The Great Salt Debate
Now we know that there are two opposing views on salt and like our politicians in Washington their opinions on the matter are not even close (you might as well call them polar opposites). One side is looking to avoid salt at all costs (usually due to valid health related issues) as Americans consume well above the daily recommended amounts of sodium. The other side either is practically addicted to salt or truly believes that salt really brings other spices together and is essential to a great rub for meat (whether pork, beef or chicken). 
While I tend to gravitate towards seasoning blends that rely more on the flavors of the spices being highlighted (by nature these blends are either very low in salt or are salt free) I also know that some blends are almost magical when a little bit of salt is blended in. 
I also tend to believe that the real argument should not be “does this rub include salt” but instead “how much salt is in the dry rub”. Most dry rubs purchased commercially contain way too much salt. There is a business reason for this - salt (even sea salt or Kosher salt) is the least expensive ingredient in the spices and herbs used in blending the commercial dry spice rubs. So the more salt used means more profit for the company. 

The Story Behind Our Applewood Chipotle Rub
We love to experiment with seasoning rubs and I always have something working in our test que. Sometimes it may take 4 or 5 versions to get it just right and some blends just never make it out of the testing phase (I consider these “untweakable”).
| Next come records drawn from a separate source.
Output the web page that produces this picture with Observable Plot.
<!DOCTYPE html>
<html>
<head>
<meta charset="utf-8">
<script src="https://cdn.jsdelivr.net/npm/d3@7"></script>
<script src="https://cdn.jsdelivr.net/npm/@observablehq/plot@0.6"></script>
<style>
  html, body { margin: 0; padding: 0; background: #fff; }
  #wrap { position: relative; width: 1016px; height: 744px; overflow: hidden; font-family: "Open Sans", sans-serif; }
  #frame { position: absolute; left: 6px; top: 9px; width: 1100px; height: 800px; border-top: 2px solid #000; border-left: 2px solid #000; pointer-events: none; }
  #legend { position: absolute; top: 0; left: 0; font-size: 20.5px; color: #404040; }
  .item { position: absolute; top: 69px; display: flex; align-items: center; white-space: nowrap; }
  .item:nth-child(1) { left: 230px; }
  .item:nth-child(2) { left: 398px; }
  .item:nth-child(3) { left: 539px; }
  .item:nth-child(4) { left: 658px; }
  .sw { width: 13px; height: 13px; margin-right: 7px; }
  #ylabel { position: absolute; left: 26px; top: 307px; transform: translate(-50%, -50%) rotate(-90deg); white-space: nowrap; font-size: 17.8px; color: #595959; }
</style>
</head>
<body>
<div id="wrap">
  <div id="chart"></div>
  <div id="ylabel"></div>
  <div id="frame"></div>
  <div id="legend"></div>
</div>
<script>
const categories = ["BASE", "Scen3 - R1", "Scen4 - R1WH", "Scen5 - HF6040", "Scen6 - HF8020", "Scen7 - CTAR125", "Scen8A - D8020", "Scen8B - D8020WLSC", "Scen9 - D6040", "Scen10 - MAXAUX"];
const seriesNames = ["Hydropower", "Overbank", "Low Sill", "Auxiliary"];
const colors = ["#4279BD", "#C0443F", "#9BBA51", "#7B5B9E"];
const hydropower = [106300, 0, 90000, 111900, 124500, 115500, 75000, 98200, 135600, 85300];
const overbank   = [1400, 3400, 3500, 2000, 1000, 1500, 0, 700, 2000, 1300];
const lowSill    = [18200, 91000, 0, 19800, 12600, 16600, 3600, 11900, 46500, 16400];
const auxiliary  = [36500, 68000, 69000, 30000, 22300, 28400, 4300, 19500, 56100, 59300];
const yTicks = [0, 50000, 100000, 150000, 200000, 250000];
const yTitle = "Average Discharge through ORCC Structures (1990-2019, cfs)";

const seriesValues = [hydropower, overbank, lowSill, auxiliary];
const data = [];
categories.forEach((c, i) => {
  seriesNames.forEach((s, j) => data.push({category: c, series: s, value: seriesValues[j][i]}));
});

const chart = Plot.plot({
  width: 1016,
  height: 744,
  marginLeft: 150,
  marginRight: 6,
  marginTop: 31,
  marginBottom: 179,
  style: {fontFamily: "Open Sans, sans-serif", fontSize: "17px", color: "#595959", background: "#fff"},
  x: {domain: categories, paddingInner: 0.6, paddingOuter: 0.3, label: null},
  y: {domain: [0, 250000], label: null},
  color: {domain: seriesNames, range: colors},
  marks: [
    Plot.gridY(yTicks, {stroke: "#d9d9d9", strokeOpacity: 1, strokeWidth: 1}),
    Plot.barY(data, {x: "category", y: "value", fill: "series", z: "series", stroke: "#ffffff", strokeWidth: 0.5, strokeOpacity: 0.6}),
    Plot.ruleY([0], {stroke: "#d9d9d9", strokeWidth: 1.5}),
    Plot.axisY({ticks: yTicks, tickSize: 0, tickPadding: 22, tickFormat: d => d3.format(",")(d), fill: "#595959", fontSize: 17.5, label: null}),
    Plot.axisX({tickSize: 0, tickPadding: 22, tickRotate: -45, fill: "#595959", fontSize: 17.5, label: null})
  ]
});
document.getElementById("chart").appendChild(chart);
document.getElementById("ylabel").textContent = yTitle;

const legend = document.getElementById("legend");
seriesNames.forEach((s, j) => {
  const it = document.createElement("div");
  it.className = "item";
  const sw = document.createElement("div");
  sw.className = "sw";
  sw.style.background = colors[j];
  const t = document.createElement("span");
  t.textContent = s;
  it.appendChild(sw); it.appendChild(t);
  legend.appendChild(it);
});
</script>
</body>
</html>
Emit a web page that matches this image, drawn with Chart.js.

After just 3 tries on this Apple Chipotle Rub I was hooked.
So for this Applewood Chipotle blend I wanted to follow the basics of a good rub (sugar, salt and paprika) but of course I also had to give it a unique flavor personality.
For the sugar (to provide the sweetness) I decided against the most popular sugars used in competition rubs – brown sugar, white sugar or turbinado sugar. Instead I opted for granulated honey. It gives a different flavor profile and provides a wonderful caramelizing effect (a.k.a forms the signature crust) on the chicken, fish or pork to help lock the juices in. 
Next up – which salt to choose? In my test kitchen I didn’t reach for a plain sea salt or a Kosher salt instead I again wanted to be a bit outside the box and went with a Smoked Applewood Salt. Barbecuers love using lots of different woods when they smoke their ribs, pork shoulders, pork butts or chicken and applewood is one of the most popular. This smoky salt gives you hints of the mild fruity flavor of applewood without spending hours smoking. 
Stage 3 - for the paprika instead of going with something exotic like a smoked sweet paprika, smoked hot paprika or a Hungarian paprika I went with a sweet California paprika. 
Time to create the true essence of the blend - there was already enough flavor in the rub that I didn’t want the smoked paprika competing with the smoked salt. For the blend's soul and personality I used one of my favorite chiles – chipotle. I used both the ground version as well as the chipotle flakes (to provide additional texture and some nice periodic blasts of smokiness and heat).

How Much and When
As a rule of thumb you should use about 1 tablespoon of dry rub per pound of chicken or pork, for fish I prefer using about ½ that much to start. I always recommend using a bit less the first time your experimenting with any new rub as you can always add more but can’t take much away if you over season.
I’ve seasoned both chicken and pork with this rub and have then let it sit in the refrigerator for 8-24 hours to allow the seasoning to work its way into the meat before smoking or grilling. For fish I only tender to let the seasoning sit for 30 minutes to 2 hours before cooking.